June 29, 1936, ch. 858, title XI, § 1111, as added Pub. L. 103–160, div. A, title XIII, § 1355(a), Nov. 30, 1993, 107 Stat. 1811.
June 29, 1936, ch. 858, title XI, § 1104A(d)(3), (j), as added Pub. L. 103–160, div. A, title XIII, § 1356(3)(D), (E), Nov. 30, 1993, 107 Stat. 1813, 1814.
June 29, 1936, ch. 858, title XI, § 1103(g), as added Pub. L. 103–160, div. A, title XIII, § 1356(2)(B), Nov. 30, 1993, 107 Stat. 1812.
In subsection (f), the source provides that the authority to issue commitments to guarantee obligations for eligible export vessels expires after the later of three events. The first event, which is “(A) the 5th anniversary of the date on which the Secretary publishes final regulations setting forth the application procedures for the issuance of commitments to guarantee obligations for eligible export vessels”, is omitted because the final regulations were published on September 16, 1994. See 59 Fed. Reg. 47548. The second event, which is “(B) the last day of any 5-year period in which funding and guarantee authority for obligations for eligible export vessels have been continuously available”, is omitted because that date was November 11, 1998, five years after enactment of the Department of Defense Appropriations Act, 1994 (Pub. L. 103–139, Nov. 11, 1993, 107 Stat. 1418).

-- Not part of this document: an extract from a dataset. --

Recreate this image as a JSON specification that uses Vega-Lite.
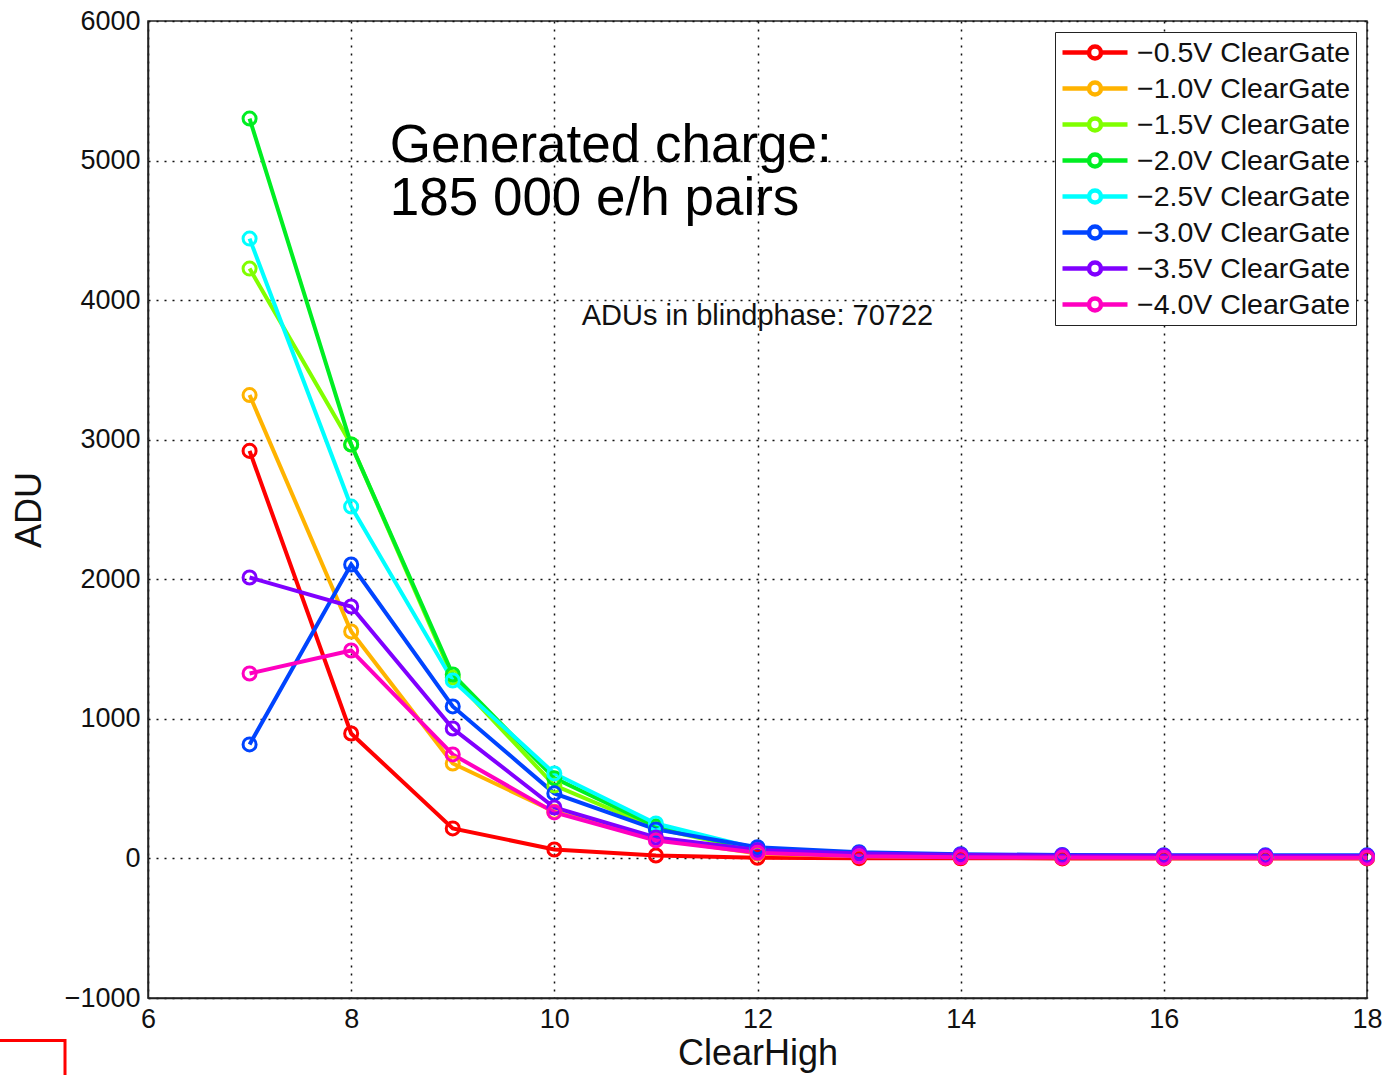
{
  "$schema": "https://vega.github.io/schema/vega-lite/v6.json",
  "width": 1219,
  "height": 977,
  "autosize": {"type": "none"},
  "padding": {"left": 148, "top": 21, "right": 20, "bottom": 77},
  "background": "white",
  "config": {
    "font": "Liberation Sans",
    "view": {"stroke": "#222", "strokeWidth": 1.5},
    "axis": {
      "labelFont": "Liberation Sans", "titleFont": "Liberation Sans",
      "labelFontSize": 27, "titleFontSize": 36, "titleFontWeight": "normal",
      "labelColor": "#111", "titleColor": "#111",
      "domainColor": "#222", "domainWidth": 1.5,
      "tickColor": "#222", "tickSize": 0,
      "grid": true, "gridColor": "#111", "gridDash": [2, 6], "gridWidth": 1.5, "gridOpacity": 1
    }
  },
  "datasets": {
    "main": [
      {"series": "−0.5V ClearGate", "x": 7, "y": 2920}, {"series": "−0.5V ClearGate", "x": 8, "y": 895}, {"series": "−0.5V ClearGate", "x": 9, "y": 215}, {"series": "−0.5V ClearGate", "x": 10, "y": 64}, {"series": "−0.5V ClearGate", "x": 11, "y": 21}, {"series": "−0.5V ClearGate", "x": 12, "y": 5}, {"series": "−0.5V ClearGate", "x": 13, "y": 2}, {"series": "−0.5V ClearGate", "x": 14, "y": 1}, {"series": "−0.5V ClearGate", "x": 15, "y": 0}, {"series": "−0.5V ClearGate", "x": 16, "y": 0}, {"series": "−0.5V ClearGate", "x": 17, "y": 0}, {"series": "−0.5V ClearGate", "x": 18, "y": 0},
      {"series": "−1.0V ClearGate", "x": 7, "y": 3320}, {"series": "−1.0V ClearGate", "x": 8, "y": 1626}, {"series": "−1.0V ClearGate", "x": 9, "y": 680}, {"series": "−1.0V ClearGate", "x": 10, "y": 335}, {"series": "−1.0V ClearGate", "x": 11, "y": 140}, {"series": "−1.0V ClearGate", "x": 12, "y": 35}, {"series": "−1.0V ClearGate", "x": 13, "y": 15}, {"series": "−1.0V ClearGate", "x": 14, "y": 10}, {"series": "−1.0V ClearGate", "x": 15, "y": 8}, {"series": "−1.0V ClearGate", "x": 16, "y": 7}, {"series": "−1.0V ClearGate", "x": 17, "y": 7}, {"series": "−1.0V ClearGate", "x": 18, "y": 6},
      {"series": "−1.5V ClearGate", "x": 7, "y": 4226}, {"series": "−1.5V ClearGate", "x": 8, "y": 2966}, {"series": "−1.5V ClearGate", "x": 9, "y": 1297}, {"series": "−1.5V ClearGate", "x": 10, "y": 523}, {"series": "−1.5V ClearGate", "x": 11, "y": 215}, {"series": "−1.5V ClearGate", "x": 12, "y": 55}, {"series": "−1.5V ClearGate", "x": 13, "y": 25}, {"series": "−1.5V ClearGate", "x": 14, "y": 15}, {"series": "−1.5V ClearGate", "x": 15, "y": 12}, {"series": "−1.5V ClearGate", "x": 16, "y": 11}, {"series": "−1.5V ClearGate", "x": 17, "y": 10}, {"series": "−1.5V ClearGate", "x": 18, "y": 10},
      {"series": "−2.0V ClearGate", "x": 7, "y": 5301}, {"series": "−2.0V ClearGate", "x": 8, "y": 2966}, {"series": "−2.0V ClearGate", "x": 9, "y": 1318}, {"series": "−2.0V ClearGate", "x": 10, "y": 575}, {"series": "−2.0V ClearGate", "x": 11, "y": 230}, {"series": "−2.0V ClearGate", "x": 12, "y": 58}, {"series": "−2.0V ClearGate", "x": 13, "y": 25}, {"series": "−2.0V ClearGate", "x": 14, "y": 15}, {"series": "−2.0V ClearGate", "x": 15, "y": 12}, {"series": "−2.0V ClearGate", "x": 16, "y": 11}, {"series": "−2.0V ClearGate", "x": 17, "y": 10}, {"series": "−2.0V ClearGate", "x": 18, "y": 10},
      {"series": "−2.5V ClearGate", "x": 7, "y": 4441}, {"series": "−2.5V ClearGate", "x": 8, "y": 2521}, {"series": "−2.5V ClearGate", "x": 9, "y": 1275}, {"series": "−2.5V ClearGate", "x": 10, "y": 609}, {"series": "−2.5V ClearGate", "x": 11, "y": 250}, {"series": "−2.5V ClearGate", "x": 12, "y": 70}, {"series": "−2.5V ClearGate", "x": 13, "y": 30}, {"series": "−2.5V ClearGate", "x": 14, "y": 20}, {"series": "−2.5V ClearGate", "x": 15, "y": 15}, {"series": "−2.5V ClearGate", "x": 16, "y": 14}, {"series": "−2.5V ClearGate", "x": 17, "y": 13}, {"series": "−2.5V ClearGate", "x": 18, "y": 13},
      {"series": "−3.0V ClearGate", "x": 7, "y": 817}, {"series": "−3.0V ClearGate", "x": 8, "y": 2106}, {"series": "−3.0V ClearGate", "x": 9, "y": 1089}, {"series": "−3.0V ClearGate", "x": 10, "y": 466}, {"series": "−3.0V ClearGate", "x": 11, "y": 208}, {"series": "−3.0V ClearGate", "x": 12, "y": 80}, {"series": "−3.0V ClearGate", "x": 13, "y": 45}, {"series": "−3.0V ClearGate", "x": 14, "y": 30}, {"series": "−3.0V ClearGate", "x": 15, "y": 25}, {"series": "−3.0V ClearGate", "x": 16, "y": 23}, {"series": "−3.0V ClearGate", "x": 17, "y": 22}, {"series": "−3.0V ClearGate", "x": 18, "y": 22},
      {"series": "−3.5V ClearGate", "x": 7, "y": 2013}, {"series": "−3.5V ClearGate", "x": 8, "y": 1805}, {"series": "−3.5V ClearGate", "x": 9, "y": 931}, {"series": "−3.5V ClearGate", "x": 10, "y": 365}, {"series": "−3.5V ClearGate", "x": 11, "y": 150}, {"series": "−3.5V ClearGate", "x": 12, "y": 60}, {"series": "−3.5V ClearGate", "x": 13, "y": 35}, {"series": "−3.5V ClearGate", "x": 14, "y": 25}, {"series": "−3.5V ClearGate", "x": 15, "y": 20}, {"series": "−3.5V ClearGate", "x": 16, "y": 19}, {"series": "−3.5V ClearGate", "x": 17, "y": 18}, {"series": "−3.5V ClearGate", "x": 18, "y": 18},
      {"series": "−4.0V ClearGate", "x": 7, "y": 1325}, {"series": "−4.0V ClearGate", "x": 8, "y": 1490}, {"series": "−4.0V ClearGate", "x": 9, "y": 745}, {"series": "−4.0V ClearGate", "x": 10, "y": 330}, {"series": "−4.0V ClearGate", "x": 11, "y": 129}, {"series": "−4.0V ClearGate", "x": 12, "y": 40}, {"series": "−4.0V ClearGate", "x": 13, "y": 15}, {"series": "−4.0V ClearGate", "x": 14, "y": 8}, {"series": "−4.0V ClearGate", "x": 15, "y": 6}, {"series": "−4.0V ClearGate", "x": 16, "y": 5}, {"series": "−4.0V ClearGate", "x": 17, "y": 5}, {"series": "−4.0V ClearGate", "x": 18, "y": 5}
    ]
  },
  "layer": [
    {
      "data": {"name": "main"},
      "mark": {"type": "line", "strokeWidth": 4, "point": {"filled": false, "size": 170, "strokeWidth": 3}},
      "encoding": {
        "x": {"field": "x", "type": "quantitative", "title": "ClearHigh",
              "scale": {"domain": [6, 18], "nice": false, "zero": false},
              "axis": {"values": [6, 8, 10, 12, 14, 16, 18], "format": "d", "labelPadding": 8, "titlePadding": 4, "labelFlush": false}},
        "y": {"field": "y", "type": "quantitative", "title": "ADU",
              "scale": {"domain": [-1000, 6000], "nice": false, "zero": false},
              "axis": {"values": [-1000, 0, 1000, 2000, 3000, 4000, 5000, 6000], "format": "d", "labelPadding": 8, "titlePadding": 16, "labelFlush": false}},
        "color": {"field": "series", "type": "nominal", "sort": null,
                  "scale": {"domain": ["−0.5V ClearGate", "−1.0V ClearGate", "−1.5V ClearGate", "−2.0V ClearGate", "−2.5V ClearGate", "−3.0V ClearGate", "−3.5V ClearGate", "−4.0V ClearGate"],
                            "range": ["#ff0000", "#ffb300", "#80ff00", "#00ee22", "#00ffff", "#0044ff", "#8000ff", "#ff00c0"]},
                  "legend": {"title": null, "orient": "top-right", "offset": 11,
                             "labelFontSize": 28.5, "labelFont": "Liberation Sans", "labelColor": "#111", "labelLimit": 0,
                             "symbolType": "M-1,0H1.04M1.96,0H4M1.04,0A0.46,0.46 0 1,1 1.96,0A0.46,0.46 0 1,1 1.04,0",
                             "symbolSize": 676, "symbolStrokeWidth": 4.5, "symbolFillColor": "transparent",
                             "rowPadding": 5, "labelOffset": 46,
                             "fillColor": "white", "strokeColor": "#222", "padding": 5}}
      }
    },
    {
      "data": {"values": [{"x": 8.38, "y": 5290, "t": ["Generated charge:", "185 000 e/h pairs"]}]},
      "mark": {"type": "text", "align": "left", "baseline": "top", "fontSize": 53, "lineHeight": 53, "font": "Liberation Sans", "color": "#000"},
      "encoding": {"x": {"field": "x", "type": "quantitative"}, "y": {"field": "y", "type": "quantitative"}, "text": {"field": "t"}}
    },
    {
      "data": {"values": [{"x": 12.0, "y": 3883, "t": "ADUs in blindphase: 70722"}]},
      "mark": {"type": "text", "align": "center", "baseline": "middle", "fontSize": 29, "font": "Liberation Sans", "color": "#111"},
      "encoding": {"x": {"field": "x", "type": "quantitative"}, "y": {"field": "y", "type": "quantitative"}, "text": {"field": "t"}}
    },
    {
      "data": {"values": [{"x": 4.5, "y": -1304, "o": 1}, {"x": 5.183, "y": -1304, "o": 2}, {"x": 5.183, "y": -1600, "o": 3}]},
      "mark": {"type": "line", "color": "#ff0000", "strokeWidth": 3, "clip": false},
      "encoding": {"x": {"field": "x", "type": "quantitative"}, "y": {"field": "y", "type": "quantitative"}, "order": {"field": "o"}}
    }
  ]
}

2008—Pub. L. 110–181, § 3522(b), repealed Pub. L. 109–163, § 3507(a)(1)(C), (D), (2)(E), (F), (I), (J), (b)(3)(A), (5), (8). See 2006 Amendment note below.
Pub. L. 110–181, § 3522(a)(8), (9)(E), incorporated the substance of the amendment by Pub. L. 109–163, § 3507(a)(1)(C), (D), (2)(E), (F), (I), (J), (b)(3)(A), (5), (8), into this section by substituting “Administrator” for “Secretary of Transportation” in subsec. (b)(2)(A) and “Administrator” for “Secretary” wherever else appearing, except where “Secretary” was followed by “of the Treasury”, “of State”, or “of Defense”, and by inserting “of Defense” after “United States. The Secretary” in subsec. (e)(2). See 2006 Amendment note below and section 18(a) ofPub. L. 109–304, set out as a Legislative Purpose and Construction note preceding section
101 of this title.
2006—Pub. L. 109–163, § 3507(a)(1)(C), (D), (2)(E), (F), (I), (J), (b)(3)(A), (5), (8), which directed the amendment of sections 1273(g), 1274(d)(1)(A), (3), (j)(1), (2), and 1279d(a), (b)(1), (2), (4) of the former Appendix to this title from which this section was derived in part, was repealed by Pub. L. 110–181, § 3522(b). See 2008 Amendment notes and Historical and Revision notes above.